Winwood Builds It Up; Heartbreakers Break It Down
By Curtis Ross
The Tampa Tribune - July 17, 2008
A great band with a set of great songs is all well and good. But Tom Petty and the Heartbreakers also know how to play.
Jamming seems like the wrong word -- Petty and his band aren't The Grateful Dead, willing to go out on -- and sometimes off of -- a limb in search of sonic nirvana.
But, man, when the Heartbreakers break it down, they break it down.
"Saving Grace" was where Petty and right-hand man Mike Campbell took flight Wednesday night before a St. Pete Times Forum crowd of 16,543.
The song, from Petty's 2006 solo album "Highway Companion," is built around a Slim Harpo riff, but rather than indulging in some predictable blues soloing, the guitarists headed in another direction, droning and chiming away into Byrds-like controlled psychedelia.
Maybe they do that every night. But it sounded fresh and spontaneous. It's a moment not on the recorded version. It's why we go see great bands play live instead of just staying home and listening to the albums.
Besides, if Petty played nothing but the hits, you'd barely hear him. The crowd's singing -- and yours, too, most likely -- was just as audible as the band on favorites such as opener "You Wreck Me," "Mary Jane's Last Dance" and "Listen to Her Heart."
Petty also dropped in a true obscurity, a European B-side called "Sweet William," a slow but stomping blues with a double-time break a la The Yardbirds. Benmont Tench accented the tune with some dirty, soulful organ fills.

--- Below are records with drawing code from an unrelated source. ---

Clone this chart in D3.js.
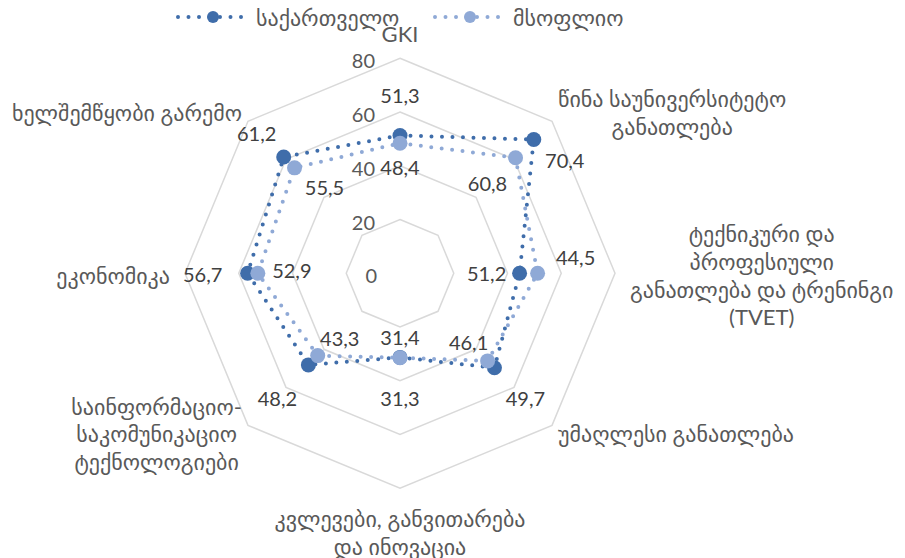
<!DOCTYPE html>
<html>
<head>
<meta charset="utf-8">
<script src="https://cdn.jsdelivr.net/npm/d3@7"></script>
<style>
  html, body { margin: 0; padding: 0; background: #fff; }
  svg { display: block; }
  text { font-family: "Lato", "DejaVu Sans", sans-serif; }
</style>
</head>
<body>
<svg id="chart" width="905" height="558"></svg>
<script>
// Global Knowledge Index pillars: Georgia vs. world average
const categories = [
  "GKI",
  "წინა საუნივერსიტეტო\nგანათლება",
  "ტექნიკური და\nპროფესიული\nგანათლება და ტრენინგი\n(TVET)",
  "უმაღლესი განათლება",
  "კვლევები, განვითარება\nდა ინოვაცია",
  "საინფორმაციო-\nსაკომუნიკაციო\nტექნოლოგიები",
  "ეკონომიკა",
  "ხელშემწყობი გარემო"
];
const seriesNames = ["საქართველო", "მსოფლიო"];
const georgiaValues = [51.3, 70.4, 44.5, 49.7, 31.3, 48.2, 56.7, 61.2];
const worldValues = [48.4, 60.8, 51.2, 46.1, 31.4, 43.3, 52.9, 55.5];
const tickValues = [0, 20, 40, 60, 80];

// Layout and style
const cx = 400, cy = 273.3, R = 215;
const colors = ["#3f6daa", "#8fa9d6"];
const gridColor = "#d9d9d9";
const axisText = "#595959";
const valueText = "#404040";
const catFont = 22;
const numFont = 20;

// Data-label nudges (pixels from each marker), per series and axis
const labelNudge = [
  [[0, -40], [31, 20], [56, -16], [31, 30], [0, 41], [-31, 33], [-45, 1], [-27, -24]],
  [[0, 24], [-28, 25], [-51, 0], [-19, -19], [0, -21], [22, -18], [34, -3], [30, 19]]
];

const svg = d3.select("#chart");
const n = categories.length;
const r = d3.scaleLinear().domain([0, 80]).range([0, R]);
const angle = d3.scaleLinear().domain([0, n]).range([0, 2 * Math.PI]);
const fmt = v => d3.format(".1f")(v).replace(".", ",");

const pt = (i, v) => {
  const a = angle(i);
  return [cx + r(v) * Math.sin(a), cy - r(v) * Math.cos(a)];
};

const g = svg.append("g");

// Octagonal grid rings
const ring = d3.lineRadial()
  .angle((d, i) => angle(i))
  .radius(d => r(d))
  .curve(d3.curveLinearClosed);

g.append("g")
  .attr("transform", `translate(${cx},${cy})`)
  .selectAll("path")
  .data(tickValues.filter(t => t > 0))
  .join("path")
  .attr("d", t => ring(d3.range(n).map(() => t)))
  .attr("fill", "none")
  .attr("stroke", gridColor)
  .attr("stroke-width", 1.5);

// Radial tick labels along the top axis
g.append("g")
  .selectAll("text")
  .data(tickValues)
  .join("text")
  .attr("x", t => cx - 25 + (t === 0 ? 2 : 0))
  .attr("y", t => cy - r(t) + 2)
  .attr("text-anchor", "end")
  .attr("dominant-baseline", "central")
  .attr("font-size", numFont)
  .attr("fill", axisText)
  .text(t => t);

// Category labels around the outer ring
const catG = g.append("g");
categories.forEach((label, i) => {
  const a = angle(i);
  const sx = Math.sin(a), sy = -Math.cos(a);
  const [vx, vy] = pt(i, 80);
  const lines = label.split("\n");
  const LH = 27.7;
  const t = catG.append("text")
    .attr("font-size", catFont)
    .attr("fill", axisText)
    .attr("text-anchor", "middle");
  const spans = lines.map(s => t.append("tspan").attr("dominant-baseline", "central").text(s));
  const W = d3.max(spans, s => s.node().getComputedTextLength());
  let xc, yc;
  if (Math.abs(sx) < 0.1) {
    xc = vx;
    yc = sy < 0 ? vy - 25 - (lines.length - 1) * LH / 2
                : vy + 30 + (lines.length - 1) * LH / 2;
  } else {
    const pad = Math.abs(sy) < 0.1 ? 15 : 6;
    xc = sx > 0 ? vx + pad + W / 2 : vx - pad - W / 2;
    yc = vy + sy * 12 + (Math.abs(sy) < 0.1 ? 2 : 0);
  }
  spans.forEach((s, k) => {
    s.attr("x", xc).attr("y", yc + (k - (lines.length - 1) / 2) * LH);
  });
});

// Series polygons, markers and value labels
const series = [georgiaValues, worldValues];
const line = d3.line().curve(d3.curveLinearClosed);

series.forEach((vals, si) => {
  const sg = g.append("g");
  const pts = vals.map((v, i) => pt(i, v));
  sg.append("path")
    .attr("d", line(pts))
    .attr("fill", "none")
    .attr("stroke", colors[si])
    .attr("stroke-width", 4)
    .attr("stroke-linecap", "round")
    .attr("stroke-dasharray", "0 10.5");
  sg.selectAll("circle")
    .data(pts)
    .join("circle")
    .attr("cx", d => d[0])
    .attr("cy", d => d[1])
    .attr("r", 7.5)
    .attr("fill", colors[si]);
});

series.forEach((vals, si) => {
  g.append("g")
    .selectAll("text")
    .data(vals)
    .join("text")
    .attr("x", (v, i) => pt(i, v)[0] + labelNudge[si][i][0])
    .attr("y", (v, i) => pt(i, v)[1] + labelNudge[si][i][1])
    .attr("text-anchor", "middle")
    .attr("dominant-baseline", "central")
    .attr("font-size", numFont)
    .attr("fill", valueText)
    .text(v => fmt(v));
});

// Legend
const legendX = [178, 435];
const legend = svg.append("g");
seriesNames.forEach((name, si) => {
  const x0 = legendX[si], y0 = 17;
  legend.append("line")
    .attr("x1", x0).attr("x2", x0 + 67)
    .attr("y1", y0).attr("y2", y0)
    .attr("stroke", colors[si])
    .attr("stroke-width", 4)
    .attr("stroke-linecap", "round")
    .attr("stroke-dasharray", "0 10.5");
  legend.append("circle")
    .attr("cx", x0 + 35).attr("cy", y0)
    .attr("r", 6)
    .attr("fill", colors[si]);
  legend.append("text")
    .attr("x", x0 + 78).attr("y", y0)
    .attr("dominant-baseline", "central")
    .attr("font-size", catFont)
    .attr("fill", axisText)
    .text(name);
});
</script>
</body>
</html>
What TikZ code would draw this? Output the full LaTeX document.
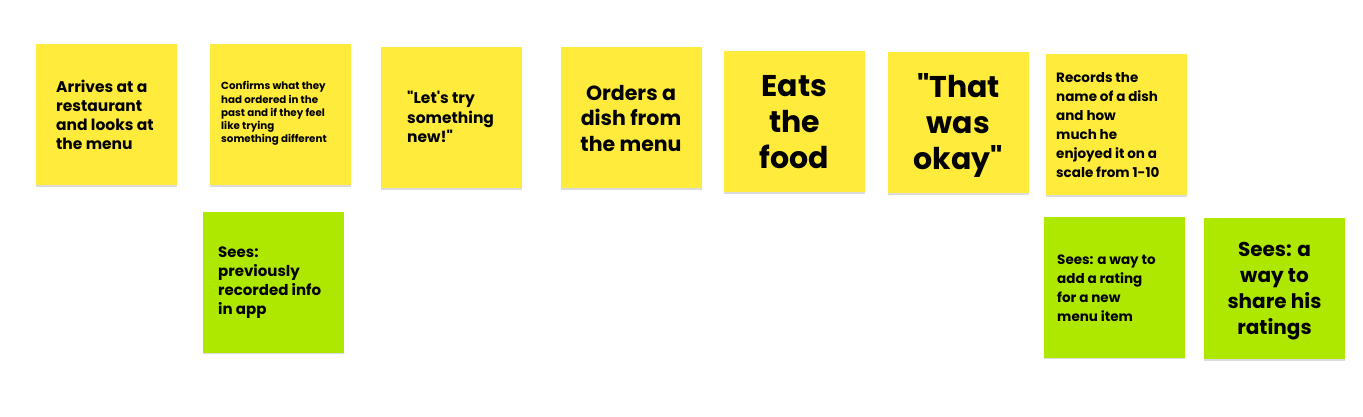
\documentclass[tikz,border=0pt]{standalone}
\usepackage{fontspec}
\setmainfont{Poppins}[Ligatures=TeXOff]
\definecolor{stickyY}{HTML}{FFEB3B}
\definecolor{stickyG}{HTML}{AEE800}
\begin{document}
\begin{tikzpicture}[x=1pt,y=-1pt,
  note/.style={draw=none, minimum width=141pt, minimum height=141pt, inner sep=0pt,
    preaction={fill=black!14, transform canvas={yshift=-1.6pt}}},
  ynote/.style={note, fill=stickyY},
  gnote/.style={note, fill=stickyG},
  txt/.style={inner sep=0pt, font=\bfseries, text=black},
  ltxt/.style={txt, anchor=west, align=left},
  ctxt/.style={txt, anchor=center, align=center}]
\useasboundingbox (0,0) rectangle (1363,417);
% yellow notes
\node[ynote] (n1) at (106.5,114.5) {};
\node[ynote] (n2) at (280.5,114.5) {};
\node[ynote] (n3) at (451.5,117.5) {};
\node[ynote] (n4) at (631,117.5) {};
\node[ynote] (n5) at (794.5,121.5) {};
\node[ynote] (n6) at (958.5,122.5) {};
\node[ynote] (n7) at (1116.5,124.5) {};
% green notes
\node[gnote] (g1) at (273.5,282) {};
\node[gnote] (g2) at (1114.5,287) {};
\node[gnote] (g3) at (1274.5,288.5) {};
% texts
\node[ltxt, font=\bfseries\fontsize{15.5}{19}\selectfont] (t1) at (56,114.5)
  {Arrives at a\\restaurant\\and looks at\\the menu};
\node[ltxt, font=\bfseries\fontsize{10.3}{13.2}\selectfont] (t2) at (221,113.5)
  {Confirms what they\\had ordered in the\\past and if they feel\\like trying\\something different};
\node[ltxt, font=\bfseries\fontsize{15.5}{19.5}\selectfont] (t3) at (407,117)
  {"Let's try\\something\\new!"};
\node[ctxt, font=\bfseries\fontsize{20.5}{25.5}\selectfont] (t4) at (631,118)
  {Orders a\\dish from\\the menu};
\node[ctxt, font=\bfseries\fontsize{30}{36}\selectfont] (t5) at (794.5,122.5)
  {Eats\\the\\food};
\node[ctxt, font=\bfseries\fontsize{30}{36}\selectfont] (t6) at (958.5,125)
  {"That\\was\\okay"};
\node[ltxt, font=\bfseries\fontsize{13.5}{19}\selectfont] (t7) at (1056,125)
  {Records the\\name of a dish\\and how\\much he\\enjoyed it on a\\scale from 1-10};
\node[ltxt, font=\bfseries\fontsize{15}{19}\selectfont] (s1) at (218,283)
  {Sees:\\previously\\recorded info\\in app};
\node[ltxt, font=\bfseries\fontsize{13.5}{19}\selectfont] (s2) at (1057,288)
  {Sees: a way to\\add a rating\\for a new\\menu item};
\node[ctxt, font=\bfseries\fontsize{20}{26}\selectfont] (s3) at (1274.5,291)
  {Sees: a\\way to\\share his\\ratings};
\end{tikzpicture}
\end{document}
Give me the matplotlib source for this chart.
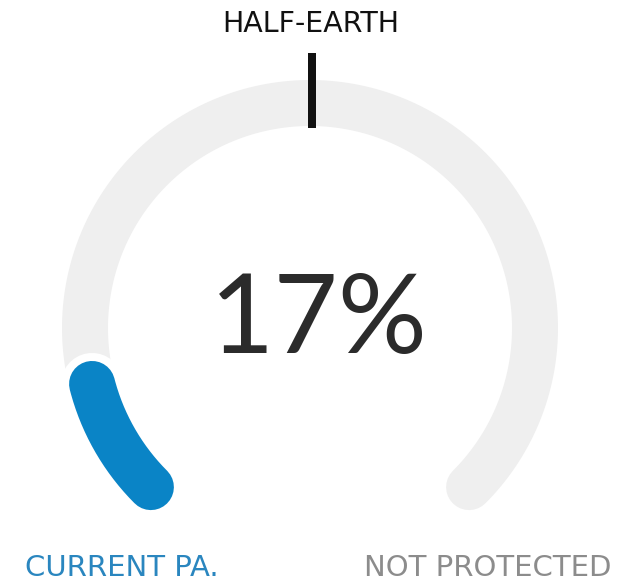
import numpy as np
from matplotlib import pyplot as plt

# gauge data
protected_pct = 17
target_pct = 50
target_label = 'HALF-EARTH'
left_label = 'CURRENT PA.'
right_label = 'NOT PROTECTED'

# geometry in pixel units (y goes down)
cx, cy = 310, 328
radius = 225
start_deg, end_deg = 225, -45
deg_per_pct = 1.8   # blue arc sweep as it appears in the picture

fig = plt.figure(figsize=(6.18, 5.81), dpi=100)
ax = fig.add_axes([0, 0, 1, 1])
ax.set_xlim(0, 618)
ax.set_ylim(581, 0)
ax.axis('off')


def arc(a0, a1):
    t = np.radians(np.linspace(a0, a1, 200))
    return cx + radius * np.cos(t), cy - radius * np.sin(t)


px = 0.72  # points per pixel at dpi 100

# background track
x, y = arc(start_deg, end_deg)
ax.plot(x, y, color='#efefef', lw=46 * px, solid_capstyle='round')

# current protected arc with white border
x, y = arc(start_deg, start_deg - protected_pct * deg_per_pct)
ax.plot(x, y, color='white', lw=62 * px, solid_capstyle='round')
ax.plot(x, y, color='#0a84c6', lw=46 * px, solid_capstyle='round')

# half-earth marker at top
ax.plot([312, 312], [53, 128], color='#111111', lw=8 * px, solid_capstyle='butt')

ax.text(311, 32, target_label, ha='center', va='baseline', fontsize=20.5,
        family='DejaVu Sans', color='#111111')
ax.text(319, 353, f'{protected_pct}%', ha='center', va='baseline', fontsize=80,
        family='Lato', color='#2b2b2b')
ax.text(25, 576, left_label, ha='left', va='baseline', fontsize=21,
        family='DejaVu Sans', color='#2a86bf')
ax.text(612, 576, right_label, ha='right', va='baseline', fontsize=21,
        family='DejaVu Sans', color='#8c8c8c')

fig.savefig('out.png', dpi=100)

Add "Breakdown," "You Don't Know How It Feels" and "Even the Losers" and, well, if you're a Petty fan there still are probably a dozen songs you wish he'd played. But not so much that you're complaining.
Even in the nosebleed section, opening act Steve Winwood's distinctive voice was instantly identifiable.
Winwood mixed in tracks from this year's "Nine Lives" album with familiar cuts from his 40-plus year career. That the newer material didn't pale terribly in the presence of the mighty "Can't Find My Way Home" or "Dear Mr. Fantasy" suggests Winwood is in no danger of having to rest on his laurels.
Even "Higher Love," from his slick, '80s hit-making days, was given a percussive roughing up, and sounded all the better for it.